____ DATA SEGMENT

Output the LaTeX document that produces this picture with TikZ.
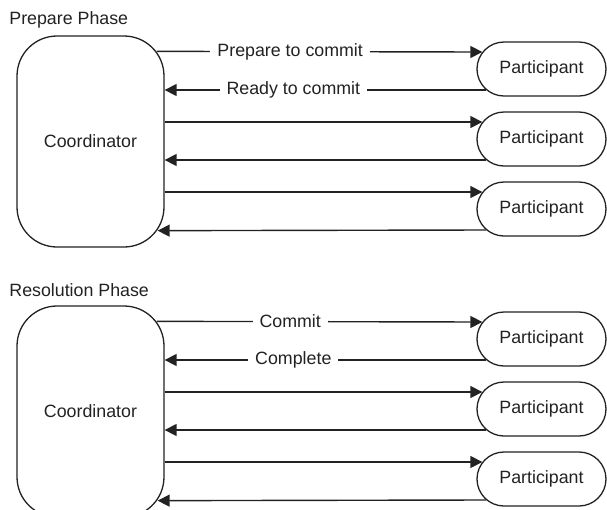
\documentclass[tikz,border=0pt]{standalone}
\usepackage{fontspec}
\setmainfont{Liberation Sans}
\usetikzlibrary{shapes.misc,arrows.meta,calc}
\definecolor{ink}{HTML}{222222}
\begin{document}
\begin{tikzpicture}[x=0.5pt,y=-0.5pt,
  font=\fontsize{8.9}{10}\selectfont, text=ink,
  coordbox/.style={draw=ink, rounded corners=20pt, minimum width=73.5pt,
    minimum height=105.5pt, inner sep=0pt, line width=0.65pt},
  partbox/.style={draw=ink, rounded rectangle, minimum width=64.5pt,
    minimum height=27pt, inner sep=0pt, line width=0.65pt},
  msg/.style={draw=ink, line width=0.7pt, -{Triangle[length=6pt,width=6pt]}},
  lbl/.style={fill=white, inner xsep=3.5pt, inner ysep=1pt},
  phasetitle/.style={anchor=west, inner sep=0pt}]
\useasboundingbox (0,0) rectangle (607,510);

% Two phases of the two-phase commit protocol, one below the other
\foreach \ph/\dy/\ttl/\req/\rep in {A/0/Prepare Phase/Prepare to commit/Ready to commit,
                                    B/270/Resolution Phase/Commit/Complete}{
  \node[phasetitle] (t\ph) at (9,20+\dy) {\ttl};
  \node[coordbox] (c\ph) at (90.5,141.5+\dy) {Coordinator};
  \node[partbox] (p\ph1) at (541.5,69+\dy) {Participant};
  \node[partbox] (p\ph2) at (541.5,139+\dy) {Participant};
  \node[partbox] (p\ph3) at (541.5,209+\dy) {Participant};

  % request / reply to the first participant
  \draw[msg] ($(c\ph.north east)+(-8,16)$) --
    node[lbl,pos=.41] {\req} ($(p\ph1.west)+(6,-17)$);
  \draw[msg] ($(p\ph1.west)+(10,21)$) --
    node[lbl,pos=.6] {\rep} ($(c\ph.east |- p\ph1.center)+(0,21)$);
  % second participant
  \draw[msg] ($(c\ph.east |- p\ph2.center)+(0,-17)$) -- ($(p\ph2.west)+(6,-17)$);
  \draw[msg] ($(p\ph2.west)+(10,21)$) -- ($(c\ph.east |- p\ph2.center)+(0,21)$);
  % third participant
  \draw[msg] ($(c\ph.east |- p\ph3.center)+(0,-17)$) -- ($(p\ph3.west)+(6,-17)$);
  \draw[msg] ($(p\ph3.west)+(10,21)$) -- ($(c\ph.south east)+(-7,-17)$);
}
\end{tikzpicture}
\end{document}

________

**EXERCISE DETAILS:** Set down the material exactly, every line of it, except for the pictures.

**RESPONSE FOR THIS EXERCISE:**
Output the LaTeX document that produces this picture with TikZ.
\documentclass[tikz,border=0pt]{standalone}
\usepackage{fontspec}
\setmainfont{Liberation Sans}
\usetikzlibrary{shapes.misc,arrows.meta,calc}
\definecolor{ink}{HTML}{222222}
\begin{document}
\begin{tikzpicture}[x=0.5pt,y=-0.5pt,
  font=\fontsize{8.9}{10}\selectfont, text=ink,
  coordbox/.style={draw=ink, rounded corners=20pt, minimum width=73.5pt,
    minimum height=105.5pt, inner sep=0pt, line width=0.65pt},
  partbox/.style={draw=ink, rounded rectangle, minimum width=64.5pt,
    minimum height=27pt, inner sep=0pt, line width=0.65pt},
  msg/.style={draw=ink, line width=0.7pt, -{Triangle[length=6pt,width=6pt]}},
  lbl/.style={fill=white, inner xsep=3.5pt, inner ysep=1pt},
  phasetitle/.style={anchor=west, inner sep=0pt}]
\useasboundingbox (0,0) rectangle (607,510);

% Two phases of the two-phase commit protocol, one below the other
\foreach \ph/\dy/\ttl/\req/\rep in {A/0/Prepare Phase/Prepare to commit/Ready to commit,
                                    B/270/Resolution Phase/Commit/Complete}{
  \node[phasetitle] (t\ph) at (9,20+\dy) {\ttl};
  \node[coordbox] (c\ph) at (90.5,141.5+\dy) {Coordinator};
  \node[partbox] (p\ph1) at (541.5,69+\dy) {Participant};
  \node[partbox] (p\ph2) at (541.5,139+\dy) {Participant};
  \node[partbox] (p\ph3) at (541.5,209+\dy) {Participant};

  % request / reply to the first participant
  \draw[msg] ($(c\ph.north east)+(-8,16)$) --
    node[lbl,pos=.41] {\req} ($(p\ph1.west)+(6,-17)$);
  \draw[msg] ($(p\ph1.west)+(10,21)$) --
    node[lbl,pos=.6] {\rep} ($(c\ph.east |- p\ph1.center)+(0,21)$);
  % second participant
  \draw[msg] ($(c\ph.east |- p\ph2.center)+(0,-17)$) -- ($(p\ph2.west)+(6,-17)$);
  \draw[msg] ($(p\ph2.west)+(10,21)$) -- ($(c\ph.east |- p\ph2.center)+(0,21)$);
  % third participant
  \draw[msg] ($(c\ph.east |- p\ph3.center)+(0,-17)$) -- ($(p\ph3.west)+(6,-17)$);
  \draw[msg] ($(p\ph3.west)+(10,21)$) -- ($(c\ph.south east)+(-7,-17)$);
}
\end{tikzpicture}
\end{document}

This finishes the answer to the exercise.